▶ WHAT IS NEEDED:
Copy the records below exactly, omitting any pictures they contain.

»»

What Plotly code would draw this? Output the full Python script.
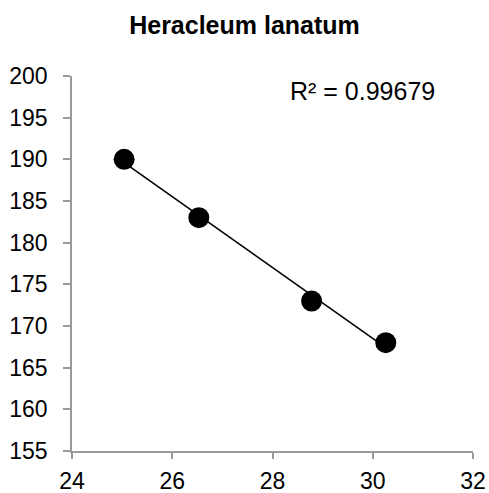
import numpy as np
import plotly.graph_objects as go

title_text = "Heracleum lanatum"
x_vals = [25.04, 26.53, 28.78, 30.26]
y_vals = [190, 183, 173, 168]
r2_label = "R² = 0.99679"
x_ticks = [24, 26, 28, 30, 32]
y_ticks = [155, 160, 165, 170, 175, 180, 185, 190, 195, 200]

slope, intercept = np.polyfit(x_vals, y_vals, 1)
tx = [min(x_vals), max(x_vals)]
ty = [slope * v + intercept for v in tx]

fig = go.Figure()
fig.add_trace(go.Scatter(x=tx, y=ty, mode="lines",
                         line=dict(color="black", width=1.6),
                         hoverinfo="skip", showlegend=False))
fig.add_trace(go.Scatter(x=x_vals, y=y_vals, mode="markers",
                         marker=dict(color="black", size=21,
                                     line=dict(width=0)),
                         showlegend=False))

fig.add_annotation(x=28.31, y=198.2, xref="x", yref="y", text=r2_label,
                   showarrow=False, xanchor="left", yanchor="middle",
                   font=dict(family="Liberation Sans, Arial", size=25, color="black"))

axis_common = dict(showgrid=False, zeroline=False, showline=True,
                   linecolor="#9a9a9a", linewidth=1.5, ticks="outside",
                   tickcolor="#9a9a9a", tickwidth=1.5, automargin=False,
                   tickfont=dict(family="Liberation Sans, Arial", size=23, color="black"))

fig.update_xaxes(range=[24, 32], tickvals=x_ticks, ticklen=6, ticklabelstandoff=3, **axis_common)
fig.update_yaxes(range=[155, 200], tickvals=y_ticks, ticklen=7, ticklabelstandoff=11, **axis_common)

fig.update_layout(
    width=489, height=493,
    margin=dict(l=72, r=16, t=76, b=42, autoexpand=False),
    paper_bgcolor="white", plot_bgcolor="white",
    title=dict(text="<b>" + title_text + "</b>", x=0.5, xanchor="center",
               y=1 - 25 / 493, yanchor="middle", yref="container",
               font=dict(family="Liberation Sans, Arial", size=25, color="black")),
)

fig.write_html("out.html")
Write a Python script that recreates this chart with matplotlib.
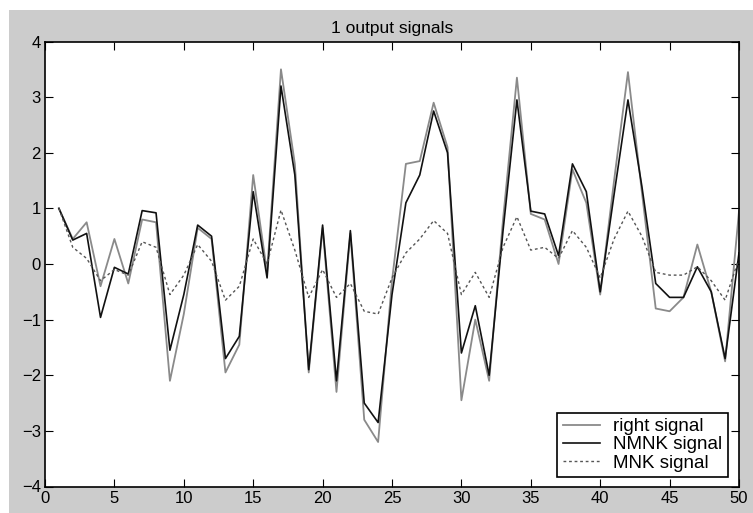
import matplotlib
matplotlib.use('Agg')
import matplotlib.pyplot as plt
from matplotlib.patches import Rectangle
import numpy as np

n = np.arange(1, 51)

right_signal = [1.0, 0.45, 0.75, -0.4, 0.45, -0.35, 0.8, 0.75, -2.1, -0.9,
                0.65, 0.45, -1.95, -1.45, 1.6, -0.15, 3.5, 1.8, -1.95, 0.65,
                -2.3, 0.55, -2.8, -3.2, -0.3, 1.8, 1.85, 2.9, 2.1, -2.45,
                -1.0, -2.1, 0.8, 3.35, 0.9, 0.8, 0.0, 1.7, 1.1, -0.55,
                1.5, 3.45, 1.3, -0.8, -0.85, -0.6, 0.35, -0.5, -1.75, 0.95]
nmnk_signal = [1.0, 0.43, 0.55, -0.96, -0.06, -0.18, 0.96, 0.92, -1.55, -0.55,
               0.7, 0.5, -1.7, -1.3, 1.3, -0.25, 3.2, 1.6, -1.9, 0.7,
               -2.1, 0.6, -2.5, -2.85, -0.55, 1.1, 1.6, 2.75, 2.0, -1.6,
               -0.75, -2.0, 0.6, 2.95, 0.95, 0.9, 0.15, 1.8, 1.3, -0.5,
               1.25, 2.95, 1.4, -0.35, -0.6, -0.6, -0.05, -0.5, -1.7, 0.2]
mnk_signal = [1.0, 0.3, 0.1, -0.3, -0.1, -0.2, 0.4, 0.3, -0.55, -0.2,
              0.35, 0.05, -0.65, -0.4, 0.45, 0.0, 0.97, 0.25, -0.6, -0.1,
              -0.6, -0.35, -0.85, -0.9, -0.25, 0.2, 0.45, 0.78, 0.55, -0.55,
              -0.15, -0.6, 0.3, 0.85, 0.25, 0.3, 0.1, 0.6, 0.3, -0.25,
              0.45, 0.95, 0.5, -0.15, -0.2, -0.2, -0.05, -0.3, -0.65, 0.1]

plt.rcParams['font.family'] = ['Liberation Sans', 'DejaVu Sans']

fig = plt.figure(figsize=(7.53, 5.13), dpi=100, facecolor='white')
# grey window area, leaving a thin white strip on top and left
fig.patches.append(Rectangle((9 / 753, 0), 1 - 9 / 753, 503 / 513,
                             transform=fig.transFigure, facecolor='#cccccc',
                             edgecolor='none', zorder=-10))

ax = fig.add_axes([45 / 753, 26.5 / 513, 694 / 753, 445 / 513])
ax.set_facecolor('white')

ax.plot(n, right_signal, color='#8a8a8a', lw=1.3, label='right signal')
ax.plot(n, nmnk_signal, color='#111111', lw=1.2, label='NMNK signal')
ax.plot(n, mnk_signal, color='#555555', lw=1.0, ls=(0, (2, 2)), label='MNK signal')

ax.set_xlim(0, 50)
ax.set_ylim(-4, 4)
ax.set_xticks(np.arange(0, 51, 5))
ax.set_yticks(np.arange(-4, 5, 1))
ax.tick_params(direction='in', top=True, right=True, labelsize=12, length=6, pad=3)
for s in ax.spines.values():
    s.set_linewidth(1.2)
ax.set_title('1 output signals', fontsize=12.5, pad=6)

leg = ax.legend(loc='lower right', bbox_to_anchor=(0.984, 0.021), borderaxespad=0,
                fontsize=13.5, fancybox=False, framealpha=1, edgecolor='black',
                handlelength=2.0, handletextpad=0.7, borderpad=0.3, labelspacing=0.05)
leg.get_frame().set_linewidth(1.2)

fig.savefig('out.png', dpi=100, facecolor=fig.get_facecolor())
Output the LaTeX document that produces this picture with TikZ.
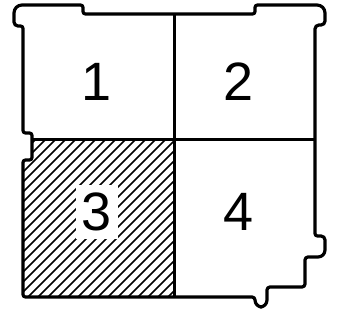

««

▶ ANSWER FOR THIS EXERCISE:
What Plotly code would draw this? Output the full Python script.
import numpy as np
import plotly.graph_objects as go

title_text = "Heracleum lanatum"
x_vals = [25.04, 26.53, 28.78, 30.26]
y_vals = [190, 183, 173, 168]
r2_label = "R² = 0.99679"
x_ticks = [24, 26, 28, 30, 32]
y_ticks = [155, 160, 165, 170, 175, 180, 185, 190, 195, 200]

slope, intercept = np.polyfit(x_vals, y_vals, 1)
tx = [min(x_vals), max(x_vals)]
ty = [slope * v + intercept for v in tx]

fig = go.Figure()
fig.add_trace(go.Scatter(x=tx, y=ty, mode="lines",
                         line=dict(color="black", width=1.6),
                         hoverinfo="skip", showlegend=False))
fig.add_trace(go.Scatter(x=x_vals, y=y_vals, mode="markers",
                         marker=dict(color="black", size=21,
                                     line=dict(width=0)),
                         showlegend=False))

fig.add_annotation(x=28.31, y=198.2, xref="x", yref="y", text=r2_label,
                   showarrow=False, xanchor="left", yanchor="middle",
                   font=dict(family="Liberation Sans, Arial", size=25, color="black"))

axis_common = dict(showgrid=False, zeroline=False, showline=True,
                   linecolor="#9a9a9a", linewidth=1.5, ticks="outside",
                   tickcolor="#9a9a9a", tickwidth=1.5, automargin=False,
                   tickfont=dict(family="Liberation Sans, Arial", size=23, color="black"))

fig.update_xaxes(range=[24, 32], tickvals=x_ticks, ticklen=6, ticklabelstandoff=3, **axis_common)
fig.update_yaxes(range=[155, 200], tickvals=y_ticks, ticklen=7, ticklabelstandoff=11, **axis_common)

fig.update_layout(
    width=489, height=493,
    margin=dict(l=72, r=16, t=76, b=42, autoexpand=False),
    paper_bgcolor="white", plot_bgcolor="white",
    title=dict(text="<b>" + title_text + "</b>", x=0.5, xanchor="center",
               y=1 - 25 / 493, yanchor="middle", yref="container",
               font=dict(family="Liberation Sans, Arial", size=25, color="black")),
)

fig.write_html("out.html")
Write a Python script that recreates this chart with matplotlib.
import matplotlib
matplotlib.use('Agg')
import matplotlib.pyplot as plt
from matplotlib.patches import Rectangle
import numpy as np

n = np.arange(1, 51)

right_signal = [1.0, 0.45, 0.75, -0.4, 0.45, -0.35, 0.8, 0.75, -2.1, -0.9,
                0.65, 0.45, -1.95, -1.45, 1.6, -0.15, 3.5, 1.8, -1.95, 0.65,
                -2.3, 0.55, -2.8, -3.2, -0.3, 1.8, 1.85, 2.9, 2.1, -2.45,
                -1.0, -2.1, 0.8, 3.35, 0.9, 0.8, 0.0, 1.7, 1.1, -0.55,
                1.5, 3.45, 1.3, -0.8, -0.85, -0.6, 0.35, -0.5, -1.75, 0.95]
nmnk_signal = [1.0, 0.43, 0.55, -0.96, -0.06, -0.18, 0.96, 0.92, -1.55, -0.55,
               0.7, 0.5, -1.7, -1.3, 1.3, -0.25, 3.2, 1.6, -1.9, 0.7,
               -2.1, 0.6, -2.5, -2.85, -0.55, 1.1, 1.6, 2.75, 2.0, -1.6,
               -0.75, -2.0, 0.6, 2.95, 0.95, 0.9, 0.15, 1.8, 1.3, -0.5,
               1.25, 2.95, 1.4, -0.35, -0.6, -0.6, -0.05, -0.5, -1.7, 0.2]
mnk_signal = [1.0, 0.3, 0.1, -0.3, -0.1, -0.2, 0.4, 0.3, -0.55, -0.2,
              0.35, 0.05, -0.65, -0.4, 0.45, 0.0, 0.97, 0.25, -0.6, -0.1,
              -0.6, -0.35, -0.85, -0.9, -0.25, 0.2, 0.45, 0.78, 0.55, -0.55,
              -0.15, -0.6, 0.3, 0.85, 0.25, 0.3, 0.1, 0.6, 0.3, -0.25,
              0.45, 0.95, 0.5, -0.15, -0.2, -0.2, -0.05, -0.3, -0.65, 0.1]

plt.rcParams['font.family'] = ['Liberation Sans', 'DejaVu Sans']

fig = plt.figure(figsize=(7.53, 5.13), dpi=100, facecolor='white')
# grey window area, leaving a thin white strip on top and left
fig.patches.append(Rectangle((9 / 753, 0), 1 - 9 / 753, 503 / 513,
                             transform=fig.transFigure, facecolor='#cccccc',
                             edgecolor='none', zorder=-10))

ax = fig.add_axes([45 / 753, 26.5 / 513, 694 / 753, 445 / 513])
ax.set_facecolor('white')

ax.plot(n, right_signal, color='#8a8a8a', lw=1.3, label='right signal')
ax.plot(n, nmnk_signal, color='#111111', lw=1.2, label='NMNK signal')
ax.plot(n, mnk_signal, color='#555555', lw=1.0, ls=(0, (2, 2)), label='MNK signal')

ax.set_xlim(0, 50)
ax.set_ylim(-4, 4)
ax.set_xticks(np.arange(0, 51, 5))
ax.set_yticks(np.arange(-4, 5, 1))
ax.tick_params(direction='in', top=True, right=True, labelsize=12, length=6, pad=3)
for s in ax.spines.values():
    s.set_linewidth(1.2)
ax.set_title('1 output signals', fontsize=12.5, pad=6)

leg = ax.legend(loc='lower right', bbox_to_anchor=(0.984, 0.021), borderaxespad=0,
                fontsize=13.5, fancybox=False, framealpha=1, edgecolor='black',
                handlelength=2.0, handletextpad=0.7, borderpad=0.3, labelspacing=0.05)
leg.get_frame().set_linewidth(1.2)

fig.savefig('out.png', dpi=100, facecolor=fig.get_facecolor())
Output the LaTeX document that produces this picture with TikZ.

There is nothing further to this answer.